When I painted "On the Brink..." I didn't realize how much I'd love painting large watercolors. I may never go back to small watercolor paintings again! This new piece, "Sisters" consists of seven mini mums in various states of bloom. It measures 20x25" on Arches 300lb hot press paper.
My paints are a mix of Schmincke Horadam, Winsor & Newton, and Daniel Smith. The finished piece will have a gold border similar to the one in "On the Brink..." but I haven't decided yet on what to use. I have the option of classic 23 kt gold leaf, which is what I'm used to using, or a new acquisition: Schmincke Aqua Bronze in Rich Gold. It's a powder that lays down a lovely gold sheen, but I haven't quite figured out how to use it.

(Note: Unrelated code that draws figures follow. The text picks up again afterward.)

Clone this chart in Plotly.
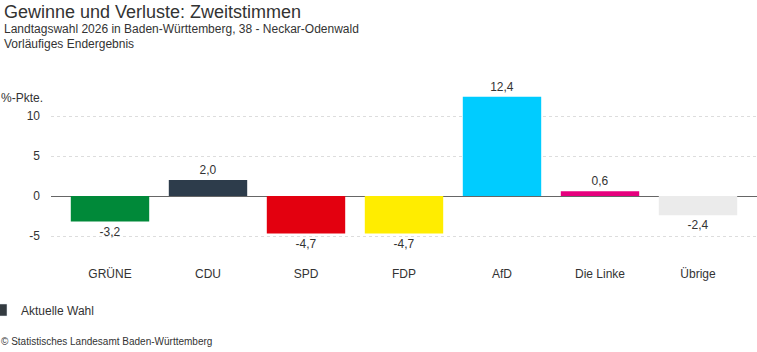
import plotly.graph_objects as go

parties = ["GRÜNE", "CDU", "SPD", "FDP", "AfD", "Die Linke", "Übrige"]
changes = [-3.2, 2.0, -4.7, -4.7, 12.4, 0.6, -2.4]
colors = ["#008939", "#2d3c4b", "#e3000f", "#ffed00", "#00ccff", "#e6007e", "#ebebeb"]
y_ticks = [-5, 0, 5, 10]
legend_name = "Aktuelle Wahl"

W, H = 757, 352
L, R, T, B = 51, 0, 92, 90
pw, ph = W - L - R, H - T - B

def px_x(p):
    return (p - L) / pw

def px_y(p):
    return (H - B - p) / ph

fig = go.Figure()
fig.add_trace(go.Bar(
    x=list(range(len(parties))), y=changes,
    marker=dict(color=colors, line=dict(width=0)),
    width=0.8,
    texttemplate="%{y:.1f}", textposition="outside",
    textfont=dict(size=12, color="#333333"),
    cliponaxis=False, constraintext="none",
    showlegend=False, hoverinfo="skip",
))
fig.add_trace(go.Bar(
    x=[None], y=[None], name=legend_name,
    marker=dict(color="#333a40"), showlegend=True,
))

font = "Liberation Sans, Arial, sans-serif"
annotations = [
    dict(text="Gewinne und Verluste: Zweitstimmen", x=px_x(2), y=px_y(12), xanchor="left", yanchor="middle",
         font=dict(size=18, color="#333333")),
    dict(text="Landtagswahl 2026 in Baden-Württemberg, 38 - Neckar-Odenwald", x=px_x(2), y=px_y(29),
         xanchor="left", yanchor="middle", font=dict(size=12, color="#333333")),
    dict(text="Vorläufiges Endergebnis", x=px_x(2), y=px_y(44), xanchor="left", yanchor="middle",
         font=dict(size=12, color="#333333")),
    dict(text="%-Pkte.", x=px_x(-1), y=px_y(98), xanchor="left", yanchor="middle",
         font=dict(size=12, color="#333333")),
    dict(text="© Statistisches Landesamt Baden-Württemberg", x=px_x(-1), y=px_y(341), xanchor="left",
         yanchor="middle", font=dict(size=10, color="#333333")),
]
for a in annotations:
    a.update(xref="paper", yref="paper", showarrow=False)

fig.update_layout(
    width=W, height=H,
    margin=dict(l=L, r=R, t=T, b=B, autoexpand=False),
    paper_bgcolor="white", plot_bgcolor="white",
    font=dict(family=font, size=12, color="#333333"),
    separators=",.",
    bargap=0.2,
    annotations=annotations,
    showlegend=True,
    legend=dict(x=px_x(-19), y=px_y(310),
                xanchor="left", yanchor="middle",
                orientation="h", font=dict(size=12, color="#333333"),
                bgcolor="rgba(0,0,0,0)"),
    xaxis=dict(tickmode="array", tickvals=list(range(len(parties))), ticktext=parties,
               range=[-0.602, 6.602], showgrid=False, zeroline=False, showline=False,
               ticks="", ticklabelstandoff=3,
               tickfont=dict(size=12, color="#333333"), fixedrange=True),
    yaxis=dict(range=[-8.25, 13], tickvals=y_ticks, ticktext=[str(v) for v in y_ticks],
               showgrid=True, gridcolor="#dddddd", griddash="dot", gridwidth=1,
               zeroline=True, zerolinecolor="#666666", zerolinewidth=1,
               showline=False, ticks="", ticklabelstandoff=10,
               tickfont=dict(size=12, color="#333333"), fixedrange=True),
)

fig.write_html("out.html")
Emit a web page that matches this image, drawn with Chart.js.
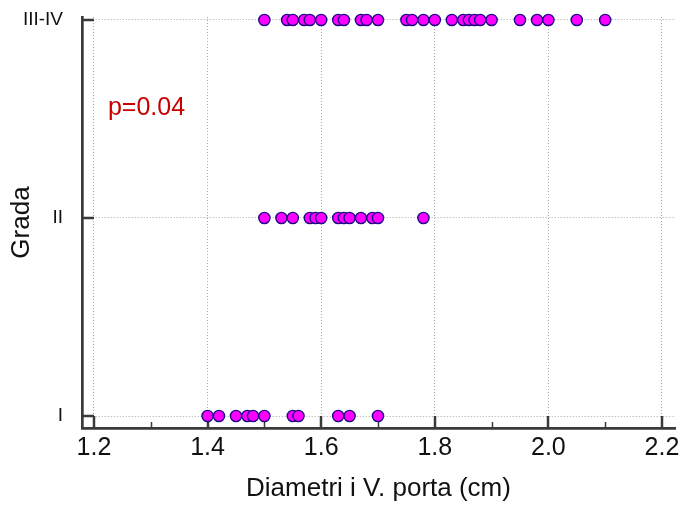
<!DOCTYPE html>
<html>
<head>
<meta charset="utf-8">
<script src="https://cdn.jsdelivr.net/npm/chart.js@4/dist/chart.umd.min.js"></script>
<style>
  html, body { margin: 0; padding: 0; background: #fff; }
  #wrap { width: 683px; height: 508px; }
</style>
</head>
<body>
<div id="wrap"><canvas id="chart" width="683" height="508"></canvas></div>
<script>
// grades on the y axis, bottom to top
const grades = ['I', 'II', 'III-IV'];

// portal vein diameter (cm) per grade
const diamI = [1.40, 1.42, 1.45, 1.47, 1.48, 1.50, 1.55, 1.56, 1.63, 1.65, 1.70];
const diamII = [1.50, 1.53, 1.55, 1.58, 1.59, 1.60, 1.63, 1.64, 1.65, 1.67, 1.69, 1.70, 1.78];
const diamIIIIV = [1.50, 1.54, 1.55, 1.57, 1.58, 1.60, 1.63, 1.64, 1.67, 1.68, 1.70,
  1.75, 1.76, 1.78, 1.80, 1.83, 1.85, 1.86, 1.87, 1.88, 1.90, 1.95, 1.98, 2.00, 2.05, 2.10];

const xTicks = [1.2, 1.4, 1.6, 1.8, 2.0, 2.2];
const xMinor = [1.3, 1.5, 1.7, 1.9, 2.1];

const pLabel = 'p=0.04';
const pAt = { x: 1.2246, y: 2.52 };

const AXIS = '#3a3a3a';
const FONT = "'Liberation Sans', Arial, sans-serif";

const series = [diamI, diamII, diamIIIIV];
const datasets = series.map((vals, i) => ({
  label: grades[i],
  data: vals.map(v => ({ x: v, y: i + 1 })),
  pointRadius: 5.6,
  pointHoverRadius: 5.6,
  pointBackgroundColor: '#ff00ff',
  pointBorderColor: '#1b0a84',
  pointBorderWidth: 1.4,
  showLine: false,
  clip: false
}));

// inward tick marks and the p-value note
const decor = {
  id: 'decor',
  beforeDatasetsDraw(chart) {
    const { ctx, chartArea: a } = chart;
    const xs = chart.scales.x, ys = chart.scales.y;
    ctx.save();
    ctx.strokeStyle = AXIS;
    ctx.lineWidth = 2.5;
    ctx.beginPath();
    xTicks.forEach(v => {
      const px = Math.round(xs.getPixelForValue(v));
      ctx.moveTo(px, a.bottom);
      ctx.lineTo(px, a.bottom - 12);
    });
    [1, 2, 3].forEach(v => {
      const py = Math.round(ys.getPixelForValue(v));
      ctx.moveTo(a.left, py);
      ctx.lineTo(a.left + 12, py);
    });
    ctx.stroke();
    ctx.lineWidth = 1.5;
    ctx.beginPath();
    xMinor.forEach(v => {
      const px = Math.round(xs.getPixelForValue(v)) + 0.5;
      ctx.moveTo(px, a.bottom);
      ctx.lineTo(px, a.bottom - 6);
    });
    ctx.stroke();

    ctx.fillStyle = '#c80000';
    ctx.font = '25px ' + FONT;
    ctx.textAlign = 'left';
    ctx.textBaseline = 'alphabetic';
    ctx.fillText(pLabel, xs.getPixelForValue(pAt.x), ys.getPixelForValue(pAt.y));
    ctx.restore();
  }
};

new Chart(document.getElementById('chart'), {
  type: 'scatter',
  data: { datasets },
  options: {
    responsive: false,
    animation: false,
    layout: { padding: { top: 17, right: 8, left: 0, bottom: 0 } },
    plugins: { legend: { display: false }, tooltip: { enabled: false } },
    scales: {
      x: {
        type: 'linear',
        min: 1.1789,
        max: 2.2229,
        afterBuildTicks: s => { s.ticks = xTicks.map(v => ({ value: v })); },
        afterFit: s => { s.height = 80; s.paddingLeft = 0; s.paddingRight = 0; },
        ticks: {
          color: '#111',
          font: { family: FONT, size: 25 },
          padding: 5,
          maxRotation: 0,
          callback: v => v.toFixed(1)
        },
        grid: { color: '#a8a8a8', lineWidth: 1, drawTicks: false },
        border: { color: AXIS, width: 2.7, dash: [1, 2] },
        title: {
          display: true,
          text: 'Diametri i V. porta (cm)',
          color: '#111',
          font: { family: FONT, size: 26 },
          padding: { top: 0, bottom: 4 }
        }
      },
      y: {
        type: 'linear',
        min: 0.9394,
        max: 3.015,
        afterBuildTicks: s => { s.ticks = grades.map((g, i) => ({ value: i + 1 })); },
        afterFit: s => { s.width = 82; s.paddingTop = 0; s.paddingBottom = 0; },
        ticks: {
          color: '#111',
          font: { family: FONT, size: 19 },
          padding: 19,
          callback: v => grades[v - 1] ?? ''
        },
        grid: { color: '#a8a8a8', lineWidth: 1, drawTicks: false },
        border: { color: AXIS, width: 2.7, dash: [1, 2] },
        title: {
          display: true,
          text: 'Grada',
          color: '#111',
          font: { family: FONT, size: 26 },
          padding: { top: 6, bottom: 0 }
        }
      }
    }
  },
  plugins: [decor]
});
</script>
</body>
</html>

The first two blooms are completely done, although I still have to work on the sepals and stems, but for now I want to focus on the petals. I haven't even fully figured out what the background will look like, but I'm not too worried - it'll come together. Four of the blooms reach out beyond the gold border and range from not fully opened to beginning to wilt. When I took the photo I was immediately struck by these different phases of blooming, and it reminded me of sisters who can be so different, grow in such different directions, and yet be bound by common roots and similar appearance.
There are two technical aspects I'm particularly enjoying with this piece:
• Layering the reds, yellows, and oranges to achieve such depth of color - in particular, on the half-open reddish bloom, you can detect lots of oranges and yellows.
• Inherent Light, which is different from luminosity. Luminosity is based on value and can be measured. Inherent light is a visual quality that depends on relative saturation and context.* If you squint at something that has luminosity, you can still make out all the different shapes because they differ by lightness and darkness. If you squint at something that has inherent light, the value, regardless of color, is the same, so everything blends into one big shape. You can see this in the larger bloom: some petals cast shadows onto other petals, but those shadows are still vivid and saturated.
*Check out Color: A Workshop for Artists and Designers by David Hornung. I rely heavily on his text for teaching, and it has a wonderful illustrated glossary at the end.